I am glad, however, that some long-range thinking has gone into (or will go into) Singapore’s public housing programme, even though I may not  live to see them. I have always thought that a HDB flat is not worth leaving to younger people because it would have to go back to the State.  Now I have a reason to think about the flat as an inheritance. There’s HIP 2 and my precinct would be among the pioneers in the queue for Vers. Whoever gets the flat will still be able to unlock the value of this hand-me-down.”

Chris Kuan, a former banker and regular commenter on financial issues, commented on Bertha’s piece, noting that the money is already budgeted for as the citizens have been squeezed over the years to pay for the spending.

He wrote,

Do we really, I mean really have to ask? Bertha Henson wonders “How are we going to pay for everything? I waited and waited for the penny to drop after your announcement on extending the Community Health Assistance Scheme and introducing a new Merdeka Generation package.”

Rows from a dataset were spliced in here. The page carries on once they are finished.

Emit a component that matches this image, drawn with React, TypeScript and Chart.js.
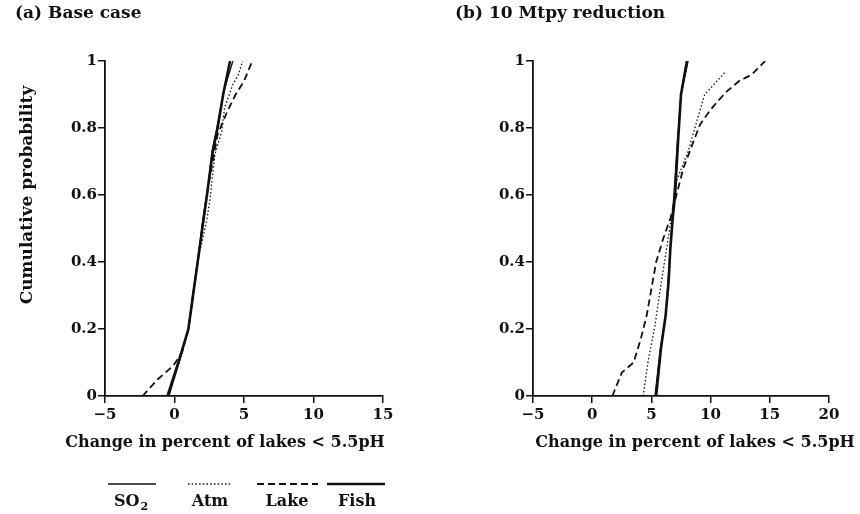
import React, { useEffect, useRef } from "react";
import { Chart, registerables } from "chart.js";

Chart.register(...registerables);

// ---- tick values ----
const xTicksA = [-5, 0, 5, 10, 15];
const xTicksB = [-5, 0, 5, 10, 15, 20];
const yTicks = [0, 0.2, 0.4, 0.6, 0.8, 1];

// ---- panel (a) Base case ----
const aSO2X = [-0.4, 0.4, 1.0, 1.3, 1.7, 2.05, 2.4, 2.7, 3.05, 3.55, 4.2];
const aSO2Y = [0, 0.11, 0.2, 0.3, 0.41, 0.53, 0.62, 0.73, 0.8, 0.91, 1.0];
const aFishX = [-0.5, 0.35, 1.0, 1.7, 2.4, 2.75, 3.1, 3.5, 4.0];
const aFishY = [0, 0.11, 0.2, 0.41, 0.62, 0.73, 0.8, 0.9, 1.0];
const aAtmX = [-0.4, 0.4, 1.0, 1.7, 2.3, 2.55, 2.9, 3.4, 3.6, 4.2, 4.6, 4.9];
const aAtmY = [0, 0.11, 0.2, 0.41, 0.52, 0.585, 0.72, 0.79, 0.86, 0.93, 0.96, 1.0];
const aLakeX = [-2.3, -1.2, -0.1, 0.55, 1.0, 1.7, 2.4, 3.1, 3.8, 4.4, 5.0, 5.6];
const aLakeY = [0, 0.05, 0.09, 0.13, 0.2, 0.41, 0.62, 0.78, 0.85, 0.9, 0.94, 1.0];

// ---- panel (b) 10 Mtpy reduction ----
const bSO2X = [5.3, 5.75, 6.2, 6.4, 6.6, 6.75, 6.9, 7.2, 7.5, 8.1];
const bSO2Y = [0, 0.14, 0.24, 0.34, 0.44, 0.53, 0.6, 0.76, 0.9, 1.0];
const bFishX = [5.4, 5.8, 6.2, 6.45, 6.6, 6.8, 7.0, 7.25, 7.5, 8.0];
const bFishY = [0, 0.14, 0.24, 0.34, 0.44, 0.53, 0.6, 0.76, 0.9, 1.0];
const bAtmX = [4.3, 4.75, 5.3, 5.75, 6.15, 6.5, 6.8, 7.1, 8.1, 8.75, 9.5, 10.8, 11.3];
const bAtmY = [0, 0.11, 0.21, 0.32, 0.41, 0.49, 0.56, 0.64, 0.73, 0.81, 0.9, 0.95, 0.97];
const bLakeX = [1.7, 2.5, 3.5, 4.1, 4.6, 5.0, 5.4, 6.0, 6.6, 7.7, 9.1, 9.9, 10.6, 11.4, 12.4, 13.5, 14.6];
const bLakeY = [0, 0.07, 0.1, 0.17, 0.24, 0.32, 0.4, 0.47, 0.53, 0.68, 0.81, 0.85, 0.88, 0.91, 0.94, 0.96, 1.0];

// ---- text ----
const titleA = "(a) Base case";
const titleB = "(b) 10 Mtpy reduction";
const xTitle = "Change in percent of lakes < 5.5pH";
const yTitle = "Cumulative probability";
const legendNames = ["SO", "Atm", "Lake", "Fish"];

const FONT = "'DejaVu Serif', 'Liberation Serif', serif";
const INK = "#111";

const pts = (xs: number[], ys: number[]) => xs.map((x, i) => ({ x, y: ys[i] }));

const styles = {
  so2: { borderColor: INK, borderWidth: 1.3, borderDash: [] as number[] },
  atm: { borderColor: INK, borderWidth: 1.3, borderDash: [1.5, 2.2] },
  lake: { borderColor: INK, borderWidth: 1.8, borderDash: [7, 4] },
  fish: { borderColor: INK, borderWidth: 2.6, borderDash: [] as number[] },
};

function makeDatasets(s: number[][], a: number[][], l: number[][], f: number[][]) {
  const base = { pointRadius: 0, fill: false, tension: 0, borderCapStyle: "butt" as const };
  return [
    { label: "SO2", data: pts(s[0], s[1]), ...base, ...styles.so2 },
    { label: "Atm", data: pts(a[0], a[1]), ...base, ...styles.atm },
    { label: "Lake", data: pts(l[0], l[1]), ...base, ...styles.lake },
    { label: "Fish", data: pts(f[0], f[1]), ...base, ...styles.fish },
  ];
}

function fmtX(v: number) {
  return v < 0 ? "\u2212" + Math.abs(v) : String(v);
}
function fmtY(v: number) {
  if (v === 0) return "0";
  if (v === 1) return "1";
  return v.toFixed(1);
}

function makeOptions(xTicks: number[], yAxisWidth: number, padRight: number) {
  const tickFont = { family: FONT, size: 15, weight: "bold" as const };
  return {
    responsive: false,
    animation: false as const,
    devicePixelRatio: 1,
    layout: { padding: { top: 61, right: padRight, left: 0, bottom: 0 } },
    plugins: { legend: { display: false }, tooltip: { enabled: false }, title: { display: false } },
    scales: {
      x: {
        type: "linear" as const,
        min: xTicks[0],
        max: xTicks[xTicks.length - 1],
        afterBuildTicks: (sc: any) => {
          sc.ticks = xTicks.map((v) => ({ value: v }));
        },
        afterFit: (sc: any) => {
          sc.height = 514 - 396;
        },
        ticks: { callback: (v: any) => fmtX(Number(v)), color: INK, font: tickFont, padding: 3, maxRotation: 0 },
        grid: { display: true, drawOnChartArea: false, drawTicks: true, tickLength: 7, color: INK, lineWidth: 1.5 },
        border: { display: true, color: INK, width: 1.8 },
      },
      y: {
        type: "linear" as const,
        min: 0,
        max: 1,
        afterBuildTicks: (sc: any) => {
          sc.ticks = yTicks.map((v) => ({ value: v }));
        },
        afterFit: (sc: any) => {
          sc.width = yAxisWidth;
        },
        ticks: { callback: (v: any) => fmtY(Number(v)), color: INK, font: tickFont, padding: 1 },
        grid: { display: true, drawOnChartArea: false, drawTicks: true, tickLength: 7, color: INK, lineWidth: 1.5 },
        border: { display: true, color: INK, width: 1.8 },
      },
    },
  };
}

function textPlugin(panel: "a" | "b") {
  return {
    id: "texts" + panel,
    afterDraw(chart: any) {
      const ctx = chart.ctx as CanvasRenderingContext2D;
      ctx.save();
      ctx.fillStyle = INK;
      ctx.strokeStyle = INK;
      ctx.textBaseline = "middle";
      // panel title
      ctx.font = `bold 17px ${FONT}`;
      ctx.textAlign = "left";
      ctx.fillText(panel === "a" ? titleA : titleB, panel === "a" ? 15 : 25, 14);
      // x axis title
      ctx.font = `bold 16px ${FONT}`;
      ctx.textAlign = "center";
      ctx.fillText(xTitle, panel === "a" ? 225 : 265, 443);
      if (panel === "a") {
        // y axis title
        ctx.save();
        ctx.translate(28, 195);
        ctx.rotate(-Math.PI / 2);
        ctx.font = `bold 17px ${FONT}`;
        ctx.fillText(yTitle, 0, 0);
        ctx.restore();
        // legend samples
        const ly = 484;
        const samples = [
          { x0: 108, x1: 156, st: styles.so2, cx: 131 },
          { x0: 188, x1: 232, st: styles.atm, cx: 210 },
          { x0: 257, x1: 318, st: styles.lake, cx: 287 },
          { x0: 327, x1: 385, st: styles.fish, cx: 357 },
        ];
        samples.forEach((s, i) => {
          ctx.beginPath();
          ctx.lineWidth = s.st.borderWidth;
          ctx.setLineDash(s.st.borderDash);
          ctx.moveTo(s.x0, ly);
          ctx.lineTo(s.x1, ly);
          ctx.stroke();
          ctx.setLineDash([]);
          ctx.font = `bold 16px ${FONT}`;
          if (i === 0) {
            const w1 = ctx.measureText(legendNames[0]).width;
            ctx.font = `bold 11px ${FONT}`;
            const w2 = ctx.measureText("2").width;
            const start = s.cx - (w1 + w2 + 1) / 2;
            ctx.textAlign = "left";
            ctx.font = `bold 16px ${FONT}`;
            ctx.fillText(legendNames[0], start, 502);
            ctx.font = `bold 11px ${FONT}`;
            ctx.fillText("2", start + w1 + 1, 507);
            ctx.textAlign = "center";
          } else {
            ctx.textAlign = "center";
            ctx.fillText(legendNames[i], s.cx, 502);
          }
        });
      }
      ctx.restore();
    },
  };
}

export default function App() {
  const refA = useRef<HTMLCanvasElement>(null);
  const refB = useRef<HTMLCanvasElement>(null);

  useEffect(() => {
    const chartA = new Chart(refA.current as HTMLCanvasElement, {
      type: "line",
      data: { datasets: makeDatasets([aSO2X, aSO2Y], [aAtmX, aAtmY], [aLakeX, aLakeY], [aFishX, aFishY]) as any },
      options: makeOptions(xTicksA, 105, 430 - 383) as any,
      plugins: [textPlugin("a")],
    });
    const chartB = new Chart(refB.current as HTMLCanvasElement, {
      type: "line",
      data: { datasets: makeDatasets([bSO2X, bSO2Y], [bAtmX, bAtmY], [bLakeX, bLakeY], [bFishX, bFishY]) as any },
      options: makeOptions(xTicksB, 533 - 430, 430 - 829 + 430) as any,
      plugins: [textPlugin("b")],
    });
    return () => {
      chartA.destroy();
      chartB.destroy();
    };
  }, []);

  return (
    <div style={{ position: "absolute", left: 0, top: 0, width: 860, height: 514, background: "#fff", overflow: "hidden" }}>
      <canvas ref={refA} width={430} height={514} style={{ position: "absolute", left: 0, top: 0 }} />
      <canvas ref={refB} width={430} height={514} style={{ position: "absolute", left: 430, top: 0 }} />
    </div>
  );
}
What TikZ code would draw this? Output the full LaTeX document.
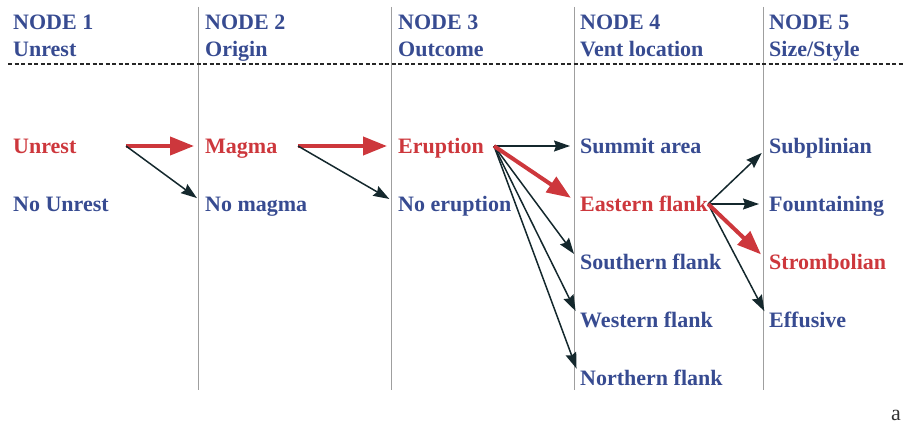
\documentclass[tikz,border=0pt]{standalone}
\usepackage{fontspec}
\setmainfont{Liberation Serif}
\usepackage{xcolor}
\usetikzlibrary{arrows.meta}

\definecolor{nodeblue}{RGB}{55,75,145}
\definecolor{pathred}{RGB}{205,55,60}
\definecolor{arrowdark}{RGB}{20,40,45}

\begin{document}
\begin{tikzpicture}[
  x = 1pt, y = -1pt,
  every node/.style = {
      inner sep=0pt, anchor=west, text height=15pt, text depth=1pt,
      font=\fontsize{22}{27}\selectfont\bfseries, text=nodeblue
  },
  hit/.style = {text=pathred},
  redarrow/.style = {draw=pathred, line width=4pt, shorten >=11pt,
      -{Triangle[length=24pt,width=18pt]}},
  darkarrow/.style = {draw=arrowdark, line width=1.5pt, shorten >=10pt,
      -{Stealth[length=16pt,width=11pt,inset=2pt]}}
]
  \useasboundingbox (0,0) rectangle (904,425);

  % column rules and header line
  \foreach \x in {198,391,574,763}
    \draw[gray!75, line width=0.8pt] (\x,7) -- (\x,390);
  \draw[black!85, line width=1.4pt, dash pattern=on 4pt off 2.5pt] (8,64) -- (904,64);

  % headers
  \node (h1) at (13,23) {NODE 1};  \node (h1b) at (13,50) {Unrest};
  \node (h2) at (205,23) {NODE 2}; \node (h2b) at (205,50) {Origin};
  \node (h3) at (398,23) {NODE 3}; \node (h3b) at (398,50) {Outcome};
  \node (h4) at (580,23) {NODE 4}; \node (h4b) at (580,50) {Vent location};
  \node (h5) at (769,23) {NODE 5}; \node (h5b) at (769,50) {Size/Style};

  % node 1
  \node[hit] (unrest) at (13,146) {Unrest};
  \node (nounrest) at (13,204) {No Unrest};
  % node 2
  \node[hit] (magma) at (205,146) {Magma};
  \node (nomagma) at (205,204) {No magma};
  % node 3
  \node[hit] (erupt) at (398,146) {Eruption};
  \node (noerupt) at (398,204) {No eruption};
  % node 4
  \node (summit) at (580,146) {Summit area};
  \node[hit] (eastern) at (580,204) {Eastern flank};
  \node (southern) at (580,262) {Southern flank};
  \node (western) at (580,320) {Western flank};
  \node (northern) at (580,378) {Northern flank};
  % node 5
  \node (subplin) at (769,146) {Subplinian};
  \node (fountain) at (769,204) {Fountaining};
  \node[hit] (stromb) at (769,262) {Strombolian};
  \node (effusive) at (769,320) {Effusive};

  \node[font=\fontsize{22}{27}\selectfont, text=black!80] (tag) at (891,413) {a};

  % branch points
  \coordinate (unrest-out) at (126,146);
  \coordinate (magma-out) at (298,146);
  \coordinate (erupt-out) at (494,146);

  \draw[redarrow] (unrest-out) -- (magma.west);
  \draw[darkarrow] (unrest-out) -- (nomagma.west);
  \draw[redarrow] (magma-out) -- (erupt.west);
  \draw[darkarrow] (magma-out) -- (noerupt.west);

  \foreach \t in {summit,southern,western,northern}
    \draw[darkarrow] (erupt-out) -- (\t.west);
  \draw[redarrow] (erupt-out) -- (eastern.west);

  \foreach \t in {subplin,fountain,effusive}
    \draw[darkarrow] (eastern.east) -- (\t.west);
  \draw[redarrow] (eastern.east) -- (stromb.west);
\end{tikzpicture}
\end{document}
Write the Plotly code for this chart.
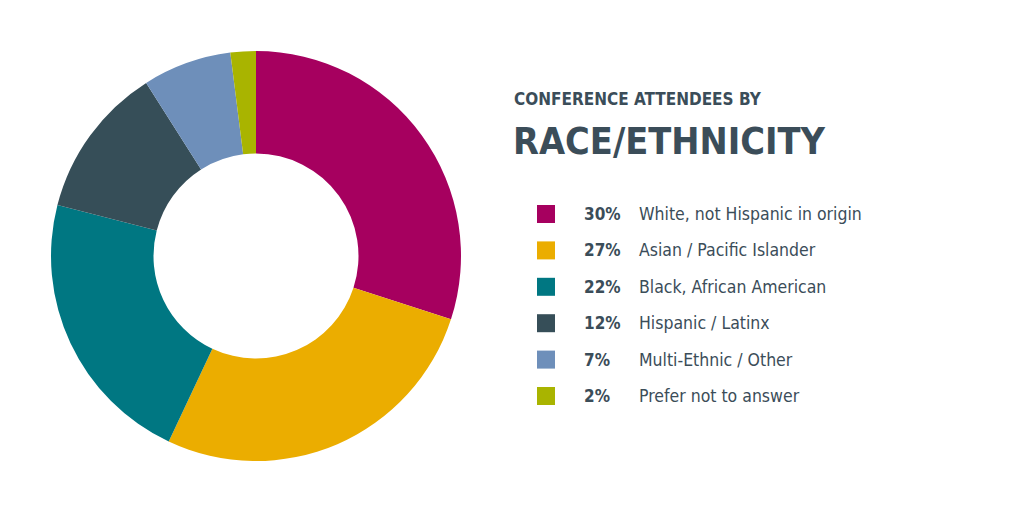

Come on, the penny has already dropped because we were already squeezed to pay for all these. 2016 Budget surplus $5.2b, 2017 Budget Surplus $9.6b and expected 2018 Budget is a deficit of $0.6b. all excluding land sales revenue and investment returns. If 2019 budget is balanced, the government has already accumulated budget surpluses to be expensed all at one go in the final year before the election just like the previous Parliamentary term. the oldest trick in the books. So far the ammo is $14.2b, crafted out of not spending enough on citizens’ welfare. So how big do you want the MGP, the CHAS top-up, the HIP and the VERS to be. Mind you they will announce a big number just like the $8b PGP but dispenses over a long period of time like 20 years. The actual spending per year is much lower than at first sight. Another very old trick.

Agreeing with Chris’ assessment, Donald Low, former associate dean of Lee Kuan Yew School of Public Policy (LKYSPP) and academic, added to the discussion by addressing the views on HDB issue raised in Bertha’s blog post,

Yes, indeed. The short answer to Bertha’s question is “paid/paying already”. This is what the “sacrifices” in the speech refers to.

Also, when the PM explained why HDB leases have to be 99 years (so that land can be recycled and sold again after 99 years), he confirmed what all of us should know but probably didn’t: that land in Singapore is a renewable fiscal resource.

And it is because land is a renewable resource, MOF was on very weak grounds when it rejected suggestions during the Budget debate this year to use more of the NIR from reserves or use (part of) the revenue from land sales (which are currently wholly locked up as reserves).

If land is a renewable fiscal resource – that is, land reverts to the state after 99 years, which it can then sell again – the major implication is that in the stable state (i.e. in equilibrium), all of the revenue received each year from selling 99-year leasehold land can be used in the current budget. There’s no need to lock up any land revenues in reserves (except for revenue from sales of freehold and 999-year leasehold land). It’s certainly not the case, as the Minister for Finance then said, that at most 1/99 of the revenue from land sales each year can be used. This is because in equilibrium, the state would be recycling and re-selling “only” 1/99 of its land holdings each year.

In fact, using all of the revenue from the sale of 99-year leasehold land is the very definition of sustainability: you only use what you can earn each year, in perpetuity.

On the point of Bertha’s last para, “But I have to say this: Your speech was better than last year’s.”, I would have to respectfully disagree, both were as bad as both touched on issues that people were concerned with but brushed off with motherhood statements and solutions.